> _Stated goal_:
Find the word "with" in the data. Return every line where it appears.
[Start]
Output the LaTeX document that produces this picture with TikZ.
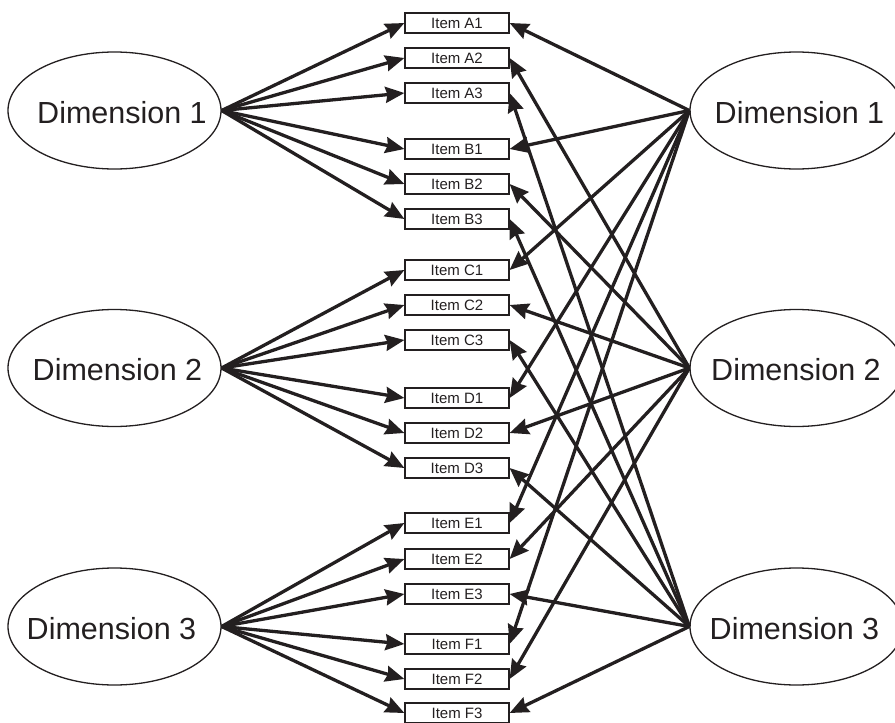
\documentclass[tikz,border=0pt]{standalone}
\usepackage{fontspec}
\setmainfont{Liberation Sans}
\usetikzlibrary{arrows.meta,shapes.geometric}
\definecolor{ink}{RGB}{35,31,32}

\begin{document}
\begin{tikzpicture}[x=1pt,y=-1pt,
  dimension/.style={draw=ink,line width=1.3pt,ellipse,minimum width=213pt,minimum height=117pt,inner sep=0pt},
  dimtext/.style={text=ink,font=\fontsize{30.5}{36}\selectfont,inner sep=0pt},
  item/.style={draw=ink,line width=1.2pt,minimum width=104pt,minimum height=20pt,inner sep=0pt,text=ink,font=\fontsize{15}{17}\selectfont},
  load/.style={draw=ink,line width=3.3pt,-{Stealth[length=19pt,width=16pt,inset=2pt]}}]

\clip (0,0) rectangle (895,723);

% dimensions
\node [dimension] (L1) at (114.5,110.5) {};
\node [dimension] (L2) at (114.5,368) {};
\node [dimension] (L3) at (114.5,626.5) {};
\node [dimension] (R1) at (796.5,110.5) {};
\node [dimension] (R2) at (796.5,368) {};
\node [dimension] (R3) at (796.5,626.5) {};

\node [dimtext] (L1t) at (122,113) {Dimension 1};
\node [dimtext] (L2t) at (117.5,370) {Dimension 2};
\node [dimtext] (L3t) at (111.5,629) {Dimension 3};
\node [dimtext] (R1t) at (799.5,113) {Dimension 1};
\node [dimtext] (R2t) at (796,370) {Dimension 2};
\node [dimtext] (R3t) at (794.5,629) {Dimension 3};

% items
\node [item] (A1) at (457,23) {Item A1};
\node [item] (A2) at (457,58) {Item A2};
\node [item] (A3) at (457,93) {Item A3};
\node [item] (B1) at (457,149) {Item B1};
\node [item] (B2) at (457,184) {Item B2};
\node [item] (B3) at (457,219) {Item B3};
\node [item] (C1) at (457,270) {Item C1};
\node [item] (C2) at (457,305) {Item C2};
\node [item] (C3) at (457,340) {Item C3};
\node [item] (D1) at (457,398) {Item D1};
\node [item] (D2) at (457,433) {Item D2};
\node [item] (D3) at (457,468) {Item D3};
\node [item] (E1) at (457,523) {Item E1};
\node [item] (E2) at (457,559) {Item E2};
\node [item] (E3) at (457,594) {Item E3};
\node [item] (F1) at (457,644) {Item F1};
\node [item] (F2) at (457,679) {Item F2};
\node [item] (F3) at (457,713) {Item F3};

% left loadings
\draw [load] (L1.east) -- (A1.west);
\draw [load] (L1.east) -- (A2.west);
\draw [load] (L1.east) -- (A3.west);
\draw [load] (L1.east) -- (B1.west);
\draw [load] (L1.east) -- (B2.west);
\draw [load] (L1.east) -- (B3.west);
\draw [load] (L2.east) -- (C1.west);
\draw [load] (L2.east) -- (C2.west);
\draw [load] (L2.east) -- (C3.west);
\draw [load] (L2.east) -- (D1.west);
\draw [load] (L2.east) -- (D2.west);
\draw [load] (L2.east) -- (D3.west);
\draw [load] (L3.east) -- (E1.west);
\draw [load] (L3.east) -- (E2.west);
\draw [load] (L3.east) -- (E3.west);
\draw [load] (L3.east) -- (F1.west);
\draw [load] (L3.east) -- (F2.west);
\draw [load] (L3.east) -- (F3.west);

% right loadings
\draw [load] (R1.west) -- (A1.east);
\draw [load] (R2.west) -- (A2.east);
\draw [load] (R3.west) -- (A3.east);
\draw [load] (R1.west) -- (B1.east);
\draw [load] (R2.west) -- (B2.east);
\draw [load] (R3.west) -- (B3.east);
\draw [load] (R1.west) -- (C1.east);
\draw [load] (R2.west) -- (C2.east);
\draw [load] (R3.west) -- (C3.east);
\draw [load] (R1.west) -- (D1.east);
\draw [load] (R2.west) -- (D2.east);
\draw [load] (R3.west) -- (D3.east);
\draw [load] (R1.west) -- (E1.east);
\draw [load] (R2.west) -- (E2.east);
\draw [load] (R3.west) -- (E3.east);
\draw [load] (R1.west) -- (F1.east);
\draw [load] (R2.west) -- (F2.east);
\draw [load] (R3.west) -- (F3.east);

\end{tikzpicture}
\end{document}
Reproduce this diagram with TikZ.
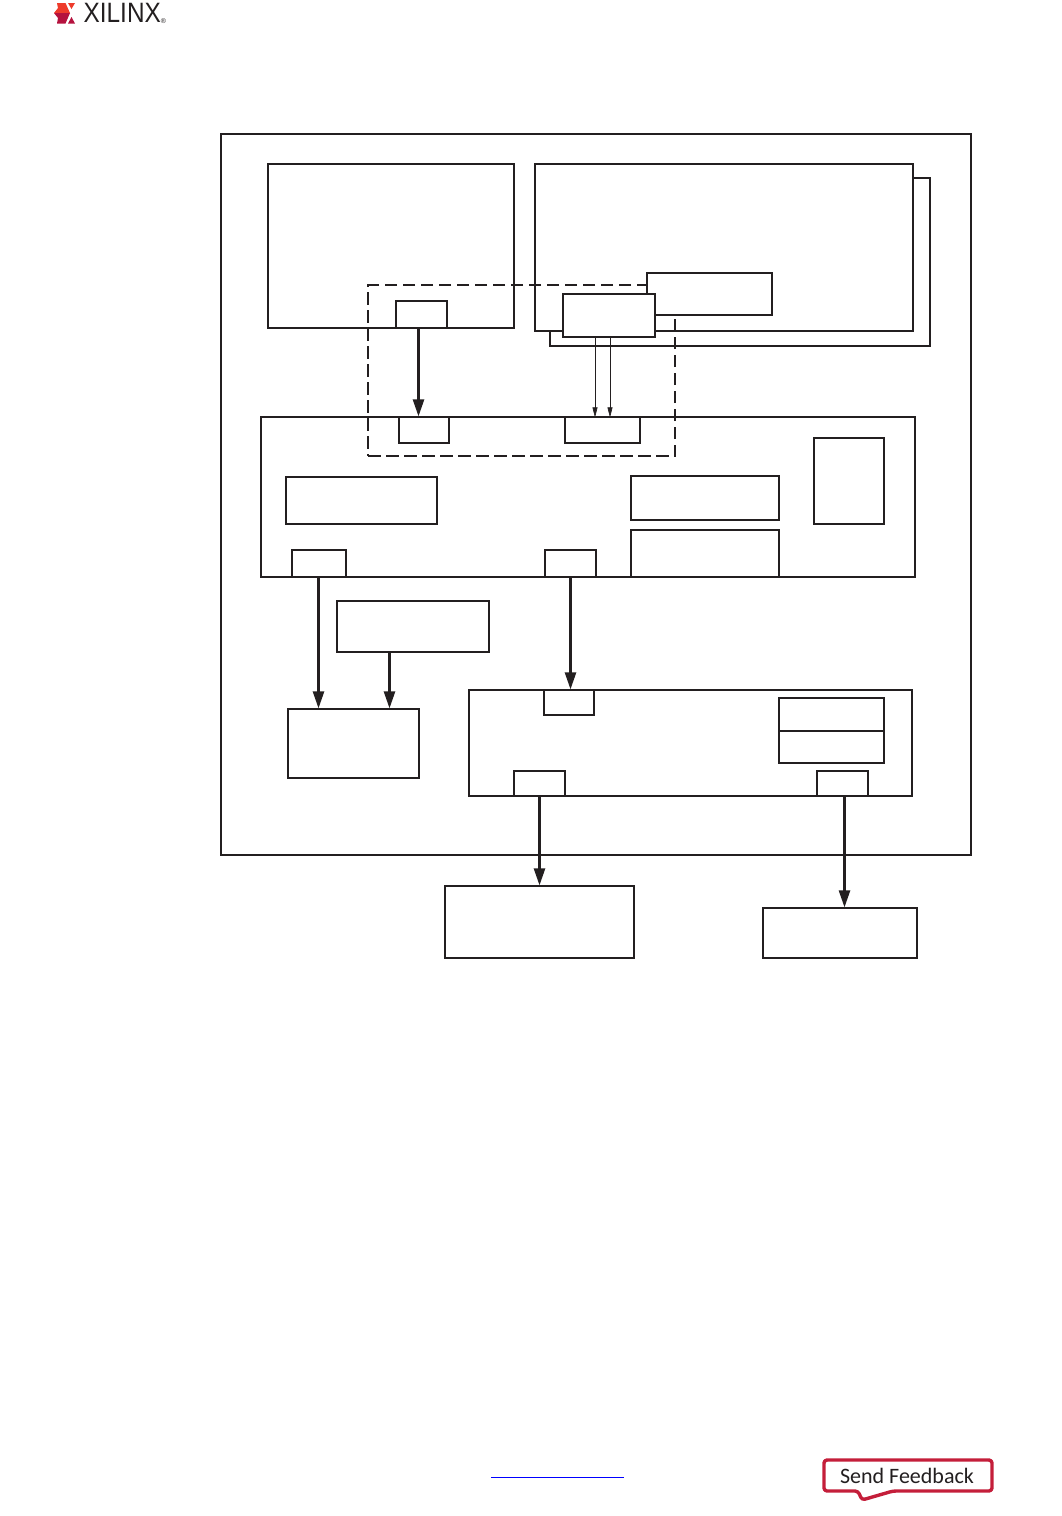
\documentclass[tikz,border=0pt]{standalone}
\usepackage{fontspec}
\usetikzlibrary{arrows.meta}
\newfontfamily\logofont{Liberation Sans}
\newfontfamily\feedfont{Carlito}
\definecolor{lineblk}{HTML}{231F20}
\definecolor{xlred}{HTML}{C41E3A}
\definecolor{xlorange}{HTML}{EE3B2B}
\definecolor{xlcrimson}{HTML}{B5123E}
\tikzstyle{blk}=[rectangle, draw=lineblk, fill=white, line width=1.2pt, inner sep=0pt]
\tikzstyle{dashbox}=[rectangle, draw=lineblk, line width=1.3pt, inner sep=0pt, dash pattern=on 12.5pt off 5.5pt]
\tikzstyle{dgraph}=[-{Triangle[length=17pt,width=11pt]}, draw=lineblk, line width=2.5pt]
\tikzstyle{tgraph}=[-{Triangle[length=10pt,width=5pt]}, shorten >=-1pt, draw=lineblk, line width=0.6pt]
\begin{document}
\begin{tikzpicture}[x=1pt,y=-1pt]
\useasboundingbox (0,0) rectangle (1062,1516);
% logo
\fill[xlorange] (57,3) -- (65.5,3) -- (70,13) -- (54,13) -- (58,8) -- cycle;
\fill[xlorange] (68,3) -- (75,3) -- (71.5,9) -- cycle;
\fill[xlcrimson] (54,13) -- (70,13) -- (65.5,23.5) -- (57,23.5) -- (58,18) -- cycle;
\fill[xlcrimson] (71.5,17) -- (75,23.5) -- (68,23.5) -- cycle;
\node[inner sep=0pt, anchor=west, text=lineblk, font=\logofont\fontsize{28}{28}\selectfont, xscale=0.87] (logo) at (83.5,13) {XILINX};
\node[inner sep=0pt, text=lineblk, font=\logofont\fontsize{7}{7}\selectfont] (reg) at (163.5,21) {\textregistered};
% outer
\node[blk,minimum width=750pt,minimum height=721pt] (chip) at (596,494.5) {};
\node[blk,minimum width=246pt,minimum height=164pt] (left) at (391,246) {};
\node[blk,minimum width=380pt,minimum height=168pt] (back) at (740,262) {};
\node[blk,minimum width=378pt,minimum height=167pt] (front) at (724,247.5) {};
\node[blk,minimum width=51pt,minimum height=27pt] (lport) at (421.5,314.5) {};
% middle
\node[blk,minimum width=654pt,minimum height=160pt] (main) at (588,497) {};
\node[dashbox,minimum width=307pt,minimum height=171pt] (dash) at (521.5,370.5) {};
\node[blk,minimum width=125pt,minimum height=42pt] (upper) at (709.5,294) {};
\node[blk,minimum width=92pt,minimum height=43pt] (lower) at (609,315.5) {};
\node[blk,minimum width=50pt,minimum height=26pt] (mport) at (424,430) {};
\node[blk,minimum width=75pt,minimum height=26pt] (nport) at (602.5,430) {};
\node[blk,minimum width=151pt,minimum height=47pt] (mleft) at (361.5,500.5) {};
\node[blk,minimum width=148pt,minimum height=44pt] (mright) at (705,498) {};
\node[blk,minimum width=148pt,minimum height=47pt] (mbot) at (705,553.5) {};
\node[blk,minimum width=70pt,minimum height=86pt] (mtall) at (849,481) {};
\node[blk,minimum width=54pt,minimum height=27pt] (oport) at (319,563.5) {};
\node[blk,minimum width=51pt,minimum height=27pt] (pport) at (570.5,563.5) {};
% lower
\node[blk,minimum width=152pt,minimum height=51pt] (side) at (413,626.5) {};
\node[blk,minimum width=131pt,minimum height=69pt] (mem) at (353.5,743.5) {};
\node[blk,minimum width=443pt,minimum height=106pt] (ctrl) at (690.5,743) {};
\node[blk,minimum width=50pt,minimum height=25pt] (cport) at (569,702.5) {};
\node[blk,minimum width=51pt,minimum height=25pt] (dport) at (539.5,783.5) {};
\node[blk,minimum width=51pt,minimum height=25pt] (eport) at (842.5,783.5) {};
\node[blk,minimum width=105pt,minimum height=33pt] (regt) at (831.5,714.5) {};
\node[blk,minimum width=105pt,minimum height=32pt] (regb) at (831.5,747) {};
% outside
\node[blk,minimum width=189pt,minimum height=72pt] (extl) at (539.5,922) {};
\node[blk,minimum width=154pt,minimum height=50pt] (extr) at (840,933) {};
% arrows
\draw[dgraph] ([xshift=-3pt]lport.south) -- ([xshift=-5.5pt]mport.north);
\draw[tgraph] ([xshift=-14pt]lower.south) -- ([xshift=-7.5pt]nport.north);
\draw[tgraph] ([xshift=1pt]lower.south) -- ([xshift=7.5pt]nport.north);
\draw[dgraph] ([xshift=-0.5pt]oport.south) -- ([xshift=-35pt]mem.north);
\draw[dgraph] ([xshift=-23.5pt]side.south) -- ([xshift=36pt]mem.north);
\draw[dgraph] (pport.south) -- ([xshift=1.5pt]cport.north);
\draw[dgraph] (dport.south) -- (extl.north);
\draw[dgraph] ([xshift=2pt]eport.south) -- ([xshift=4.5pt]extr.north);
% footer
\coordinate (linkl) at (491,1477);
\coordinate (linkr) at (624,1477);
\draw[blue, line width=1pt] (linkl) -- (linkr);
\draw[xlred, line width=3.4pt, line join=round, fill=white, rounded corners=3pt] (824,1460) -- (992,1460) -- (992,1491) -- (893,1491) -- (862,1500) -- (858,1491) -- (824,1491) -- cycle;
\node[inner sep=0pt, text=lineblk, font=\feedfont\fontsize{22}{22}\selectfont] (feed) at (907,1475.5) {Send Feedback};
\end{tikzpicture}
\end{document}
[End]
> _Written solution_:
Output the LaTeX document that produces this picture with TikZ.
Reproduce this diagram with TikZ.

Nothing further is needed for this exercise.